*SHORT PROBLEM*:
Restate every line of the material, word for word.

*INFORMATION PROVIDED*:
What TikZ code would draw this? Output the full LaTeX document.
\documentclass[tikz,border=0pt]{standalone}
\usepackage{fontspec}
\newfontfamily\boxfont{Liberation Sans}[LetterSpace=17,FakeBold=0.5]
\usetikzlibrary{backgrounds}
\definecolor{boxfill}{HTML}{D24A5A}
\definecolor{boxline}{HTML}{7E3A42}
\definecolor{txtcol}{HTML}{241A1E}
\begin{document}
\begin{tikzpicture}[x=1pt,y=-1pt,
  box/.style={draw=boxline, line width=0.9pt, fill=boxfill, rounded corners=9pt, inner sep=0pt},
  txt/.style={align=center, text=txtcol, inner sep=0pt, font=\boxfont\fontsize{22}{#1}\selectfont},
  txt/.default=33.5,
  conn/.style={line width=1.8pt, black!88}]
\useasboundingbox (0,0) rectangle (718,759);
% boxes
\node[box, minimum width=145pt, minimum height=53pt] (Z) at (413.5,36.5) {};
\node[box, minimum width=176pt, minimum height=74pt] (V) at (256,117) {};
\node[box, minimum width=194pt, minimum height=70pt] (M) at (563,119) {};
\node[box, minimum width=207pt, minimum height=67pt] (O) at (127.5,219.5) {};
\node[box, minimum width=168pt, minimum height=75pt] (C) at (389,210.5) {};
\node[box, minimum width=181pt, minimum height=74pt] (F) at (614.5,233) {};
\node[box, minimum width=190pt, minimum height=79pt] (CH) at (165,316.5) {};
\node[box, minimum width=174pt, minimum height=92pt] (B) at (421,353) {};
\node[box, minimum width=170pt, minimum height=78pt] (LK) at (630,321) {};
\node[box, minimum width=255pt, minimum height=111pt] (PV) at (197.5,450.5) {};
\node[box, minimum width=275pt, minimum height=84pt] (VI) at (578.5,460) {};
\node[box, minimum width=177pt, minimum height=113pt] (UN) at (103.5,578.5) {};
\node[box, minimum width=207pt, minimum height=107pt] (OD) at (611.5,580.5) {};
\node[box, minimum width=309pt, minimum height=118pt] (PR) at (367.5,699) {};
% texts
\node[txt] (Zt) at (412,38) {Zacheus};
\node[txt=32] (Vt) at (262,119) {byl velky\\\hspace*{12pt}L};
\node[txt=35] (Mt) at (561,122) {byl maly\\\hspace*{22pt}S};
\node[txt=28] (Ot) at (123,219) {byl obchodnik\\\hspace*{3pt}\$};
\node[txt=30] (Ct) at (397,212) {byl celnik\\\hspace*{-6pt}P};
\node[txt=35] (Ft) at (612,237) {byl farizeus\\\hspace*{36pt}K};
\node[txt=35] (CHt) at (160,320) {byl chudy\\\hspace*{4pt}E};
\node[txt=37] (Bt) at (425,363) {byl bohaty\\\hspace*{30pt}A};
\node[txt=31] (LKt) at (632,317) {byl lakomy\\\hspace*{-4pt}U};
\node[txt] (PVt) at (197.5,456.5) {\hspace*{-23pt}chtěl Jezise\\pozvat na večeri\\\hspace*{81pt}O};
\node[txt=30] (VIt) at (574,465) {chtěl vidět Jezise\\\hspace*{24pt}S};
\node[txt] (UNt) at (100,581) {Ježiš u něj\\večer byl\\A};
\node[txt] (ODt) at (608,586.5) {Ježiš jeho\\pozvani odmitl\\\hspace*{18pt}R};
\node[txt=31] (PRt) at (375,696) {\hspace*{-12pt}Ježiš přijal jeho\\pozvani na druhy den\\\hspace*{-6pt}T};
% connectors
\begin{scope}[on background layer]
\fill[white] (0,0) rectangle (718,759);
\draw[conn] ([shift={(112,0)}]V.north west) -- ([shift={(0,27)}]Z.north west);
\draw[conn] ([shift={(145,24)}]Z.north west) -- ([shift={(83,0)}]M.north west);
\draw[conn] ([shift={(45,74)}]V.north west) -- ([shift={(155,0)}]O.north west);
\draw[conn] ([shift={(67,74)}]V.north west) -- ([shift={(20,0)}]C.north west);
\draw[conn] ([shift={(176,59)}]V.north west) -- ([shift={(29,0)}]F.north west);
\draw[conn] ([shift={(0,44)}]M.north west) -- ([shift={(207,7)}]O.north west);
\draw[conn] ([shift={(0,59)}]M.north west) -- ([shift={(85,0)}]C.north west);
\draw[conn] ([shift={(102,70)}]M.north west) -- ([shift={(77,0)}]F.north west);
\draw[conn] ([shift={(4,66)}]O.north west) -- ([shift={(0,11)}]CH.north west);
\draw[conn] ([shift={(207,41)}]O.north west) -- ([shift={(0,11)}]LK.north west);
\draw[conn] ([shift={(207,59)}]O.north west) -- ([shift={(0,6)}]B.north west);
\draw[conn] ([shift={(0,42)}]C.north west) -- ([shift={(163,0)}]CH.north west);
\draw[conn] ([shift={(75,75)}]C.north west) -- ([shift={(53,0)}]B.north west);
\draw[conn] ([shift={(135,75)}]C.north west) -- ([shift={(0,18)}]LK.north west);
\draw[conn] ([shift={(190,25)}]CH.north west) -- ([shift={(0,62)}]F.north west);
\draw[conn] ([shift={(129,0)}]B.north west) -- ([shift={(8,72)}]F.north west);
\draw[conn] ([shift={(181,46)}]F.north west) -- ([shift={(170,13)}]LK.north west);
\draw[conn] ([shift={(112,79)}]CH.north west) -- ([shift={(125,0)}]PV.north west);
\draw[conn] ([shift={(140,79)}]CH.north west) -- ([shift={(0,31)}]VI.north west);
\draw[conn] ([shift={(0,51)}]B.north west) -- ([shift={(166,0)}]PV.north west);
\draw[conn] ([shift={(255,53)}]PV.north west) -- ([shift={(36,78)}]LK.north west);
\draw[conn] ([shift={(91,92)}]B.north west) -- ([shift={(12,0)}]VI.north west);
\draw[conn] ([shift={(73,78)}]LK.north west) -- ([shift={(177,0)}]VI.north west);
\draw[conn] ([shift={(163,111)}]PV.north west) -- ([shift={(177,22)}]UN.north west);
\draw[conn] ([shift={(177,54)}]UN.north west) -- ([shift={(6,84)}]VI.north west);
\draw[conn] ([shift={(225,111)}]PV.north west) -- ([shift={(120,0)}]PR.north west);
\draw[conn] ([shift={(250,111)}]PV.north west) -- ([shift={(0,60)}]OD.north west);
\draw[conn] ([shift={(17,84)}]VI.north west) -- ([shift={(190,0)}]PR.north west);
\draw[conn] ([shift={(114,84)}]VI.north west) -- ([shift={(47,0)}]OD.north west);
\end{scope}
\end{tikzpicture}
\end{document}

*RIGHT ANSWER*:
What TikZ code would draw this? Output the full LaTeX document.
\documentclass[tikz,border=0pt]{standalone}
\usepackage{fontspec}
\newfontfamily\boxfont{Liberation Sans}[LetterSpace=17,FakeBold=0.5]
\usetikzlibrary{backgrounds}
\definecolor{boxfill}{HTML}{D24A5A}
\definecolor{boxline}{HTML}{7E3A42}
\definecolor{txtcol}{HTML}{241A1E}
\begin{document}
\begin{tikzpicture}[x=1pt,y=-1pt,
  box/.style={draw=boxline, line width=0.9pt, fill=boxfill, rounded corners=9pt, inner sep=0pt},
  txt/.style={align=center, text=txtcol, inner sep=0pt, font=\boxfont\fontsize{22}{#1}\selectfont},
  txt/.default=33.5,
  conn/.style={line width=1.8pt, black!88}]
\useasboundingbox (0,0) rectangle (718,759);
% boxes
\node[box, minimum width=145pt, minimum height=53pt] (Z) at (413.5,36.5) {};
\node[box, minimum width=176pt, minimum height=74pt] (V) at (256,117) {};
\node[box, minimum width=194pt, minimum height=70pt] (M) at (563,119) {};
\node[box, minimum width=207pt, minimum height=67pt] (O) at (127.5,219.5) {};
\node[box, minimum width=168pt, minimum height=75pt] (C) at (389,210.5) {};
\node[box, minimum width=181pt, minimum height=74pt] (F) at (614.5,233) {};
\node[box, minimum width=190pt, minimum height=79pt] (CH) at (165,316.5) {};
\node[box, minimum width=174pt, minimum height=92pt] (B) at (421,353) {};
\node[box, minimum width=170pt, minimum height=78pt] (LK) at (630,321) {};
\node[box, minimum width=255pt, minimum height=111pt] (PV) at (197.5,450.5) {};
\node[box, minimum width=275pt, minimum height=84pt] (VI) at (578.5,460) {};
\node[box, minimum width=177pt, minimum height=113pt] (UN) at (103.5,578.5) {};
\node[box, minimum width=207pt, minimum height=107pt] (OD) at (611.5,580.5) {};
\node[box, minimum width=309pt, minimum height=118pt] (PR) at (367.5,699) {};
% texts
\node[txt] (Zt) at (412,38) {Zacheus};
\node[txt=32] (Vt) at (262,119) {byl velky\\\hspace*{12pt}L};
\node[txt=35] (Mt) at (561,122) {byl maly\\\hspace*{22pt}S};
\node[txt=28] (Ot) at (123,219) {byl obchodnik\\\hspace*{3pt}\$};
\node[txt=30] (Ct) at (397,212) {byl celnik\\\hspace*{-6pt}P};
\node[txt=35] (Ft) at (612,237) {byl farizeus\\\hspace*{36pt}K};
\node[txt=35] (CHt) at (160,320) {byl chudy\\\hspace*{4pt}E};
\node[txt=37] (Bt) at (425,363) {byl bohaty\\\hspace*{30pt}A};
\node[txt=31] (LKt) at (632,317) {byl lakomy\\\hspace*{-4pt}U};
\node[txt] (PVt) at (197.5,456.5) {\hspace*{-23pt}chtěl Jezise\\pozvat na večeri\\\hspace*{81pt}O};
\node[txt=30] (VIt) at (574,465) {chtěl vidět Jezise\\\hspace*{24pt}S};
\node[txt] (UNt) at (100,581) {Ježiš u něj\\večer byl\\A};
\node[txt] (ODt) at (608,586.5) {Ježiš jeho\\pozvani odmitl\\\hspace*{18pt}R};
\node[txt=31] (PRt) at (375,696) {\hspace*{-12pt}Ježiš přijal jeho\\pozvani na druhy den\\\hspace*{-6pt}T};
% connectors
\begin{scope}[on background layer]
\fill[white] (0,0) rectangle (718,759);
\draw[conn] ([shift={(112,0)}]V.north west) -- ([shift={(0,27)}]Z.north west);
\draw[conn] ([shift={(145,24)}]Z.north west) -- ([shift={(83,0)}]M.north west);
\draw[conn] ([shift={(45,74)}]V.north west) -- ([shift={(155,0)}]O.north west);
\draw[conn] ([shift={(67,74)}]V.north west) -- ([shift={(20,0)}]C.north west);
\draw[conn] ([shift={(176,59)}]V.north west) -- ([shift={(29,0)}]F.north west);
\draw[conn] ([shift={(0,44)}]M.north west) -- ([shift={(207,7)}]O.north west);
\draw[conn] ([shift={(0,59)}]M.north west) -- ([shift={(85,0)}]C.north west);
\draw[conn] ([shift={(102,70)}]M.north west) -- ([shift={(77,0)}]F.north west);
\draw[conn] ([shift={(4,66)}]O.north west) -- ([shift={(0,11)}]CH.north west);
\draw[conn] ([shift={(207,41)}]O.north west) -- ([shift={(0,11)}]LK.north west);
\draw[conn] ([shift={(207,59)}]O.north west) -- ([shift={(0,6)}]B.north west);
\draw[conn] ([shift={(0,42)}]C.north west) -- ([shift={(163,0)}]CH.north west);
\draw[conn] ([shift={(75,75)}]C.north west) -- ([shift={(53,0)}]B.north west);
\draw[conn] ([shift={(135,75)}]C.north west) -- ([shift={(0,18)}]LK.north west);
\draw[conn] ([shift={(190,25)}]CH.north west) -- ([shift={(0,62)}]F.north west);
\draw[conn] ([shift={(129,0)}]B.north west) -- ([shift={(8,72)}]F.north west);
\draw[conn] ([shift={(181,46)}]F.north west) -- ([shift={(170,13)}]LK.north west);
\draw[conn] ([shift={(112,79)}]CH.north west) -- ([shift={(125,0)}]PV.north west);
\draw[conn] ([shift={(140,79)}]CH.north west) -- ([shift={(0,31)}]VI.north west);
\draw[conn] ([shift={(0,51)}]B.north west) -- ([shift={(166,0)}]PV.north west);
\draw[conn] ([shift={(255,53)}]PV.north west) -- ([shift={(36,78)}]LK.north west);
\draw[conn] ([shift={(91,92)}]B.north west) -- ([shift={(12,0)}]VI.north west);
\draw[conn] ([shift={(73,78)}]LK.north west) -- ([shift={(177,0)}]VI.north west);
\draw[conn] ([shift={(163,111)}]PV.north west) -- ([shift={(177,22)}]UN.north west);
\draw[conn] ([shift={(177,54)}]UN.north west) -- ([shift={(6,84)}]VI.north west);
\draw[conn] ([shift={(225,111)}]PV.north west) -- ([shift={(120,0)}]PR.north west);
\draw[conn] ([shift={(250,111)}]PV.north west) -- ([shift={(0,60)}]OD.north west);
\draw[conn] ([shift={(17,84)}]VI.north west) -- ([shift={(190,0)}]PR.north west);
\draw[conn] ([shift={(114,84)}]VI.north west) -- ([shift={(47,0)}]OD.north west);
\end{scope}
\end{tikzpicture}
\end{document}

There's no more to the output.